### EXERCISE DETAILS
Output the data word for word, dropping every image.

╔══

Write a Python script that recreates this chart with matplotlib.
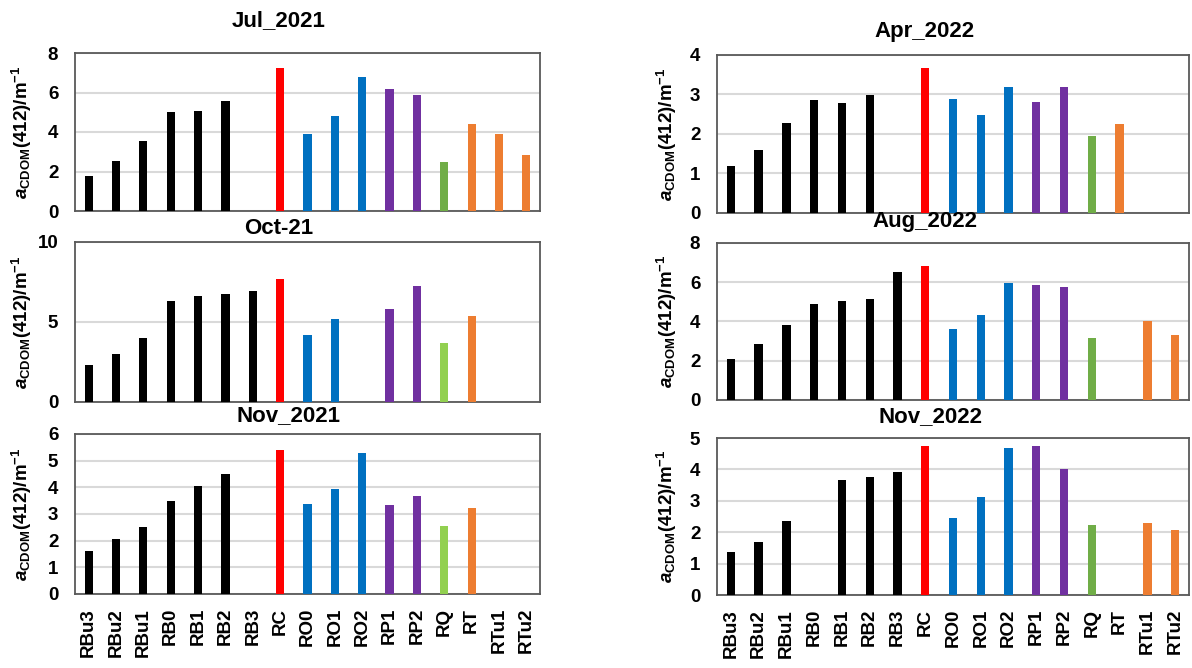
import matplotlib
matplotlib.use('Agg')
import matplotlib.pyplot as plt
import numpy as np

plt.rcParams['font.family'] = ['Liberation Sans', 'DejaVu Sans']
plt.rcParams['font.weight'] = 'bold'
plt.rcParams['mathtext.fontset'] = 'custom'
plt.rcParams['mathtext.rm'] = 'Liberation Sans:bold'
plt.rcParams['mathtext.bf'] = 'Liberation Sans:bold'
plt.rcParams['mathtext.it'] = 'Liberation Sans:italic'

# Estaciones
stations = ['RBu3', 'RBu2', 'RBu1', 'RB0', 'RB1', 'RB2', 'RB3', 'RC', 'RO0', 'RO1',
            'RO2', 'RP1', 'RP2', 'RQ', 'RT', 'RTu1', 'RTu2']
nan = np.nan

# Valores de aCDOM(412) por campaña
jul_2021 = [1.76, 2.52, 3.56, 5.02, 5.08, 5.56, nan, 7.25, 3.92, 4.81, 6.78, 6.17, 5.88, 2.49, 4.41, 3.92, 2.83]
oct_2021 = [2.30, 2.99, 4.00, 6.29, 6.62, 6.72, 6.93, 7.68, 4.17, 5.19, nan, 5.79, 7.24, 3.69, 5.37, nan, nan]
nov_2021 = [1.62, 2.06, 2.53, 3.48, 4.05, 4.50, nan, 5.41, 3.39, 3.93, 5.29, 3.32, 3.68, 2.54, 3.23, nan, nan]
apr_2022 = [1.18, 1.60, 2.28, 2.86, 2.79, 2.98, nan, 3.67, 2.88, 2.47, 3.18, 2.82, 3.20, 1.94, 2.25, nan, nan]
aug_2022 = [2.09, 2.86, 3.80, 4.90, 5.06, 5.16, 6.50, 6.83, 3.63, 4.34, 5.96, 5.84, 5.77, 3.15, nan, 4.02, 3.30]
nov_2022 = [1.37, 1.69, 2.37, nan, 3.65, 3.77, 3.91, 4.73, 2.44, 3.12, 4.69, 4.73, 4.01, 2.23, nan, 2.29, 2.06]

# Colores por grupo
black, red, blue, purple, orange = 'black', '#FF0000', '#0070C0', '#7030A0', '#ED7D31'
green, lightgreen = '#70AD47', '#92D050'

def colores(rq):
    return [black] * 7 + [red] + [blue] * 3 + [purple] * 2 + [rq] + [orange] * 3

W, H = 1192, 668
fig = plt.figure(figsize=(W / 100, H / 100), dpi=100)

# (datos, titulo, ymax, paso, caja en px [x0, x1, top, bottom], centro titulo px, color RQ, etiquetas x)
paneles = [
    (jul_2021, 'Jul_2021', 8, 2, (75, 540, 53, 211), (279, 21), green, False),
    (oct_2021, 'Oct-21', 10, 5, (75, 540, 242, 402), (279, 228), lightgreen, False),
    (nov_2021, 'Nov_2021', 6, 1, (75, 540, 434, 594), (288, 416), lightgreen, True),
    (apr_2022, 'Apr_2022', 4, 1, (717, 1189, 55, 213), (925, 32), green, False),
    (aug_2022, 'Aug_2022', 8, 2, (717, 1189, 243, 400), (925, 222), green, False),
    (nov_2022, 'Nov_2022', 5, 1, (717, 1189, 438, 595), (931, 417), green, True),
]

x = np.arange(len(stations))
ylabel = r'$\mathit{a}_{\mathbf{CDOM}}\mathbf{(412)/m^{-1}}$'

for datos, titulo, ymax, paso, caja, tpos, rq, etiquetas in paneles:
    x0, x1, top, bottom = caja
    ax = fig.add_axes([x0 / W, 1 - bottom / H, (x1 - x0) / W, (bottom - top) / H])
    vals = np.array(datos, dtype=float)
    cols = colores(rq)
    ok = ~np.isnan(vals)
    ax.bar(x[ok], vals[ok], width=0.3, color=[c for c, m in zip(cols, ok) if m], zorder=3)
    ax.set_xlim(-0.5, len(stations) - 0.5)
    ax.set_ylim(0, ymax)
    ax.set_yticks(np.arange(0, ymax + 0.01, paso))
    ax.grid(axis='y', color='#D9D9D9', linewidth=1.5, zorder=0)
    for s in ax.spines.values():
        s.set_color('#595959')
        s.set_linewidth(1.3)
    ax.tick_params(axis='both', length=0, labelsize=13.5)
    ax.tick_params(axis='y', pad=12)
    ax.set_xticks(x)
    if etiquetas:
        ax.set_xticklabels(stations, rotation=90, fontsize=13.5, fontweight='bold')
        ax.tick_params(axis='x', pad=10)
    else:
        ax.set_xticklabels([])
    for lab in ax.get_yticklabels():
        lab.set_fontweight('bold')
    fig.text(tpos[0] / W, 1 - tpos[1] / H, titulo, ha='center', va='center',
             fontsize=16, fontweight='bold')
    lx = 22 if x0 < 300 else 667
    fig.text(lx / W, 1 - (top + bottom) / 2 / H, ylabel, rotation=90,
             ha='center', va='center', fontsize=13.5)

fig.savefig('out.png', dpi=100, facecolor='white')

╚══

### WRITTEN SOLUTION
Write a Python script that recreates this chart with matplotlib.
import matplotlib
matplotlib.use('Agg')
import matplotlib.pyplot as plt
import numpy as np

plt.rcParams['font.family'] = ['Liberation Sans', 'DejaVu Sans']
plt.rcParams['font.weight'] = 'bold'
plt.rcParams['mathtext.fontset'] = 'custom'
plt.rcParams['mathtext.rm'] = 'Liberation Sans:bold'
plt.rcParams['mathtext.bf'] = 'Liberation Sans:bold'
plt.rcParams['mathtext.it'] = 'Liberation Sans:italic'

# Estaciones
stations = ['RBu3', 'RBu2', 'RBu1', 'RB0', 'RB1', 'RB2', 'RB3', 'RC', 'RO0', 'RO1',
            'RO2', 'RP1', 'RP2', 'RQ', 'RT', 'RTu1', 'RTu2']
nan = np.nan

# Valores de aCDOM(412) por campaña
jul_2021 = [1.76, 2.52, 3.56, 5.02, 5.08, 5.56, nan, 7.25, 3.92, 4.81, 6.78, 6.17, 5.88, 2.49, 4.41, 3.92, 2.83]
oct_2021 = [2.30, 2.99, 4.00, 6.29, 6.62, 6.72, 6.93, 7.68, 4.17, 5.19, nan, 5.79, 7.24, 3.69, 5.37, nan, nan]
nov_2021 = [1.62, 2.06, 2.53, 3.48, 4.05, 4.50, nan, 5.41, 3.39, 3.93, 5.29, 3.32, 3.68, 2.54, 3.23, nan, nan]
apr_2022 = [1.18, 1.60, 2.28, 2.86, 2.79, 2.98, nan, 3.67, 2.88, 2.47, 3.18, 2.82, 3.20, 1.94, 2.25, nan, nan]
aug_2022 = [2.09, 2.86, 3.80, 4.90, 5.06, 5.16, 6.50, 6.83, 3.63, 4.34, 5.96, 5.84, 5.77, 3.15, nan, 4.02, 3.30]
nov_2022 = [1.37, 1.69, 2.37, nan, 3.65, 3.77, 3.91, 4.73, 2.44, 3.12, 4.69, 4.73, 4.01, 2.23, nan, 2.29, 2.06]

# Colores por grupo
black, red, blue, purple, orange = 'black', '#FF0000', '#0070C0', '#7030A0', '#ED7D31'
green, lightgreen = '#70AD47', '#92D050'

def colores(rq):
    return [black] * 7 + [red] + [blue] * 3 + [purple] * 2 + [rq] + [orange] * 3

W, H = 1192, 668
fig = plt.figure(figsize=(W / 100, H / 100), dpi=100)

# (datos, titulo, ymax, paso, caja en px [x0, x1, top, bottom], centro titulo px, color RQ, etiquetas x)
paneles = [
    (jul_2021, 'Jul_2021', 8, 2, (75, 540, 53, 211), (279, 21), green, False),
    (oct_2021, 'Oct-21', 10, 5, (75, 540, 242, 402), (279, 228), lightgreen, False),
    (nov_2021, 'Nov_2021', 6, 1, (75, 540, 434, 594), (288, 416), lightgreen, True),
    (apr_2022, 'Apr_2022', 4, 1, (717, 1189, 55, 213), (925, 32), green, False),
    (aug_2022, 'Aug_2022', 8, 2, (717, 1189, 243, 400), (925, 222), green, False),
    (nov_2022, 'Nov_2022', 5, 1, (717, 1189, 438, 595), (931, 417), green, True),
]

x = np.arange(len(stations))
ylabel = r'$\mathit{a}_{\mathbf{CDOM}}\mathbf{(412)/m^{-1}}$'

for datos, titulo, ymax, paso, caja, tpos, rq, etiquetas in paneles:
    x0, x1, top, bottom = caja
    ax = fig.add_axes([x0 / W, 1 - bottom / H, (x1 - x0) / W, (bottom - top) / H])
    vals = np.array(datos, dtype=float)
    cols = colores(rq)
    ok = ~np.isnan(vals)
    ax.bar(x[ok], vals[ok], width=0.3, color=[c for c, m in zip(cols, ok) if m], zorder=3)
    ax.set_xlim(-0.5, len(stations) - 0.5)
    ax.set_ylim(0, ymax)
    ax.set_yticks(np.arange(0, ymax + 0.01, paso))
    ax.grid(axis='y', color='#D9D9D9', linewidth=1.5, zorder=0)
    for s in ax.spines.values():
        s.set_color('#595959')
        s.set_linewidth(1.3)
    ax.tick_params(axis='both', length=0, labelsize=13.5)
    ax.tick_params(axis='y', pad=12)
    ax.set_xticks(x)
    if etiquetas:
        ax.set_xticklabels(stations, rotation=90, fontsize=13.5, fontweight='bold')
        ax.tick_params(axis='x', pad=10)
    else:
        ax.set_xticklabels([])
    for lab in ax.get_yticklabels():
        lab.set_fontweight('bold')
    fig.text(tpos[0] / W, 1 - tpos[1] / H, titulo, ha='center', va='center',
             fontsize=16, fontweight='bold')
    lx = 22 if x0 < 300 else 667
    fig.text(lx / W, 1 - (top + bottom) / 2 / H, ylabel, rotation=90,
             ha='center', va='center', fontsize=13.5)

fig.savefig('out.png', dpi=100, facecolor='white')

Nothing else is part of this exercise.